再教育プログラムには宗教者100人、心理学者150人が参加。これまでに対話した受刑者は3200人にのぼる。
イスラム過激派は、「ジハードは神の道」という宗教的な確信で動いている。宗教者に「正しいイスラムではない」と論破されると、改心する者も多い。責任者の内務省次官顧問のアブドルラフマン・ハドラク氏は「対話で8割が過激思想を放棄する」と言った。
サウジの対テロ作戦はリヤドの連続爆破テロで本格化した。首謀者はアフガニスタンのアルカイダの軍事キャンプ経験者だった。事件後、国内にいるアフガン帰還者の洗い出しが行われた。
帰還者で爆破テロ後に逮捕された男性(29)に会った。「9・11事件の時、カンダハルのキャンプにいた」と言う。その2カ月前にアフガンへ。イスラム法学部の大学生だった。「イスラム世界から米軍を追い出すというビンラディン師の戦いに参加しようと思った」
キャンプで2カ月の軍事訓練を受けた。
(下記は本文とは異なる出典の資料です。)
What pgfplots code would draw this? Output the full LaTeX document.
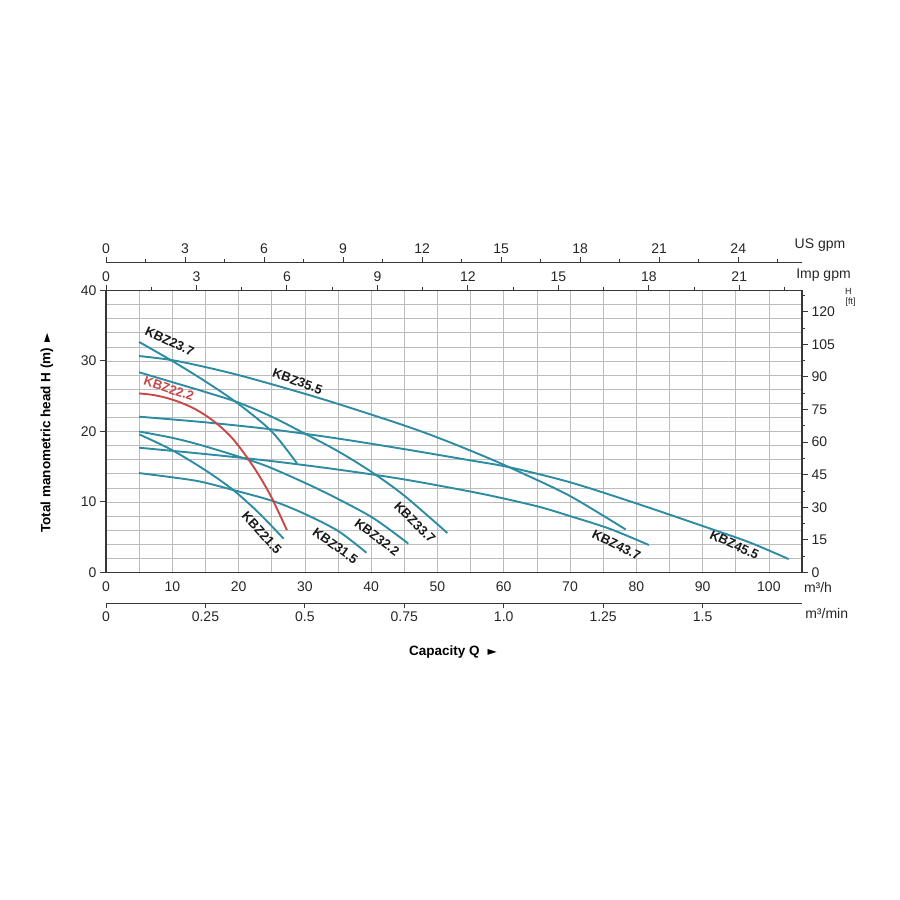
\documentclass[border=0pt]{standalone}
\usepackage{pgfplots}
\pgfplotsset{compat=1.18}
\usepackage{fontspec}
\setmainfont{Liberation Sans}
\newfontfamily\dejavu{DejaVu Sans}
\definecolor{teal2}{RGB}{45,140,162}
\definecolor{red2}{RGB}{200,72,72}
\definecolor{axisc}{RGB}{55,55,55}
\definecolor{gridc}{RGB}{188,188,188}
\newcommand{\fs}[1]{\fontsize{#1}{#1}\selectfont}
\begin{document}
\begin{tikzpicture}[x=1pt,y=1pt]
\path[use as bounding box] (0pt,0pt) rectangle (900pt,900pt);
\pgfplotsset{every axis/.append style={scale only axis,
  /pgf/number format/assume math mode=true,
  axis line style={draw=axisc, line width=1.3pt},
  tick style={draw=axisc, line width=1pt},
  tick label style={font=\fs{14}, text=black!85}}}

% ---------- main axis (m3/h , m) ----------
\begin{axis}[at={(106pt,327.5pt)}, anchor=south west, width=696pt, height=282pt,
  xmin=0, xmax=105, ymin=0, ymax=40,
  xtick={0,10,...,100}, ytick={0,10,...,40},
  minor xtick={5,15,...,105},
  minor ytick={2,4,6,8,12,14,16,18,22,24,26,28,32,34,36,38},
  grid=both, grid style={draw=gridc, line width=0.7pt},
  xtick pos=bottom, ytick pos=left, tick align=outside,
  major tick length=6pt, minor tick length=0pt,
  xtick style={draw=none},
  clip=false]
% KBZ23.7
\addplot[teal2, line width=1.9pt, smooth] coordinates {(5,32.7) (10,30.0) (15,27.1) (20,23.9) (25,20.0) (28.8,15.5)};
% KBZ35.5
\addplot[teal2, line width=1.9pt, smooth] coordinates {(5,30.7) (10.7,30.0) (20,28.0) (33,24.5) (47,20.2) (56.5,16.7) (63,14.0) (70.1,10.8) (78.4,6.1)};
% KBZ33.7
\addplot[teal2, line width=1.9pt, smooth] coordinates {(5,28.4) (10,27.0) (15,25.6) (20,24.1) (25,22.1) (30,19.7) (35,17.2) (40,14.3) (45,10.9) (51.5,5.6)};
% KBZ45.5
\addplot[teal2, line width=1.9pt, smooth] coordinates {(5,22.1) (15,21.3) (25,20.3) (35,19.0) (45,17.5) (55,15.9) (61,14.9) (70,12.8) (80,9.8) (90,6.6) (97,4.3) (103,1.9)};
% KBZ43.7
\addplot[teal2, line width=1.9pt, smooth] coordinates {(5,17.7) (15,16.8) (25,15.8) (35,14.6) (45,13.2) (56.5,11.2) (65,9.4) (70,8.0) (76,6.2) (81.9,3.9)};
% KBZ32.2
\addplot[teal2, line width=1.9pt, smooth] coordinates {(5,20.0) (10,19.1) (14.2,18.1) (20.5,16.3) (25,14.8) (32.3,11.7) (40,7.9) (45.6,4.1)};
% KBZ21.5
\addplot[teal2, line width=1.9pt, smooth] coordinates {(5,19.6) (9.9,17.4) (15,14.5) (19.2,11.7) (23,8.5) (26.8,4.8)};
% KBZ31.5
\addplot[teal2, line width=1.9pt, smooth] coordinates {(5,14.1) (10,13.5) (14.2,12.9) (19.2,11.7) (25.3,10.1) (30,8.3) (35,5.9) (39.3,2.8)};
% KBZ22.2
\addplot[red2, line width=1.9pt, smooth] coordinates {(5,25.4) (7,25.2) (9,24.8) (11,24.2) (13,23.4) (15,22.3) (17,20.9) (19,19.1) (21,16.7) (23,13.9) (25,10.6) (27.3,6.0)};

\begin{scope}[every node/.style={font=\fs{13}\bfseries, text=black!90, inner sep=0pt}]
\node[rotate=-25] at (axis cs:9.6,32.8) {KBZ23.7};
\node[rotate=-20] at (axis cs:28.9,27.1) {KBZ35.5};
\node[rotate=-19, text=red2] at (axis cs:9.5,26.1) {KBZ22.2};
\node[rotate=-48] at (axis cs:23.5,5.6) {KBZ21.5};
\node[rotate=-36] at (axis cs:34.6,3.8) {KBZ31.5};
\node[rotate=-37] at (axis cs:40.9,5.0) {KBZ32.2};
\node[rotate=-45] at (axis cs:46.6,7.1) {KBZ33.7};
\node[rotate=-26] at (axis cs:77.0,3.9) {KBZ43.7};
\node[rotate=-25] at (axis cs:94.8,3.9) {KBZ45.5};
\end{scope}
\end{axis}

% ---------- Imp gpm (top of box) ----------
\begin{axis}[at={(106pt,327.5pt)}, anchor=south west, width=696pt, height=282pt,
  xmin=0, xmax=23.08, ymin=0, ymax=1,
  axis x line*=top, axis y line=none,
  xtick={0,3,...,21}, minor xtick={1.5,4.5,...,22.5},
  tick align=outside, major tick length=5pt, minor tick length=3pt]
\end{axis}

% ---------- US gpm ----------
\begin{axis}[at={(106pt,637.7pt)}, anchor=north west, width=696pt, height=10pt,
  xmin=0, xmax=26.42, ymin=0, ymax=1,
  axis x line*=top, axis y line=none,
  xtick={0,3,...,24}, minor xtick={1.5,4.5,...,25.5},
  tick align=outside, major tick length=5pt, minor tick length=3pt]
\end{axis}

% ---------- m3/min ----------
\begin{axis}[at={(106pt,296.5pt)}, anchor=south west, width=696pt, height=10pt,
  xmin=0, xmax=1.75, ymin=0, ymax=1,
  axis x line*=bottom, axis y line=none,
  xtick={0,0.25,0.5,0.75,1,1.25,1.5},
  xticklabels={0,0.25,0.5,0.75,1.0,1.25,1.5},
  tick align=outside, major tick length=5pt]
\end{axis}

% ---------- ft (right) ----------
\begin{axis}[at={(106pt,327.5pt)}, anchor=south west, width=696pt, height=282pt,
  xmin=0, xmax=1, ymin=0, ymax=129.8,
  axis y line*=right, axis x line=none,
  ytick={0,15,...,120}, minor ytick={7.5,22.5,...,127.5},
  tick align=outside, major tick length=6pt, minor tick length=3pt]
\end{axis}

% ---------- texts ----------
\node[font=\fs{14}, text=black!85] at (820pt,655pt) {US gpm};
\node[font=\fs{14}, text=black!85] at (823.5pt,625pt) {Imp gpm};
\node[font=\fs{9}, text=black!85] at (848.3pt,609pt) {H};
\node[font=\fs{9}, text=black!85] at (850.7pt,598pt) {[ft]};
\node[font=\fs{14}, text=black!85] at (818pt,313pt) {m³/h};
\node[font=\fs{14}, text=black!85] at (826.7pt,287pt) {m³/min};
\node[font=\fs{13.5}\bfseries] at (453pt,248pt) {Capacity Q\hspace{8pt}{\dejavu\fs{12}►}};
\node[font=\fs{13.5}\bfseries, rotate=90] at (47pt,467pt) {Total manometric head H (m)\hspace{5pt}{\dejavu\fs{12}►}};
\end{tikzpicture}
\end{document}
98キロあった体重が75キロに。8月末の午後、ビンラディン容疑者がキャンプに来た。「我々の兄弟はすでに敵地に入った。間もなくよい知らせが届くだろう」と演説した。9・11事件の予告だった。
アフガン戦争が始まり、カンダハルの陥落直前にパキスタンに逃れ、サウジに戻る。1年2カ月服役して出所した。
リヤドの爆破テロとは「無関係」を主張する。「自国でテロを行うのは間違い。民衆の支持を得られない」と批判する。一方で9・11事件については「あの日、カンダハルの市場でタリバーンの警官が私を抱きしめた」と誇らしげに語った。
サウジでは05年以降、国内で深刻なテロは起きていない。服役した2人は過激行動を断念して「危険ではない」と判断され、再び一般市民に戻った。だが、反米感情がなくなったわけではない。
イラク開戦後、反米意識は強まる。アブドラ国王は07年春のアラブ首脳会議で「外国による違法なイラク占領」と演説した。イラクでの悲劇に怒りを募らせる国民向けの配慮に見える。
日本も輸入原油の3割を依存するサウジアラビアは9・11事件後、イスラム過激主義を抑え、民主主義や自由を実現する改革を迫られた。実際に地方選挙の 実施、人権組織の設立、女性の地位向上などが進む。厳格なイスラムの教えと規則で国を治める体制はいま、変化の中にある。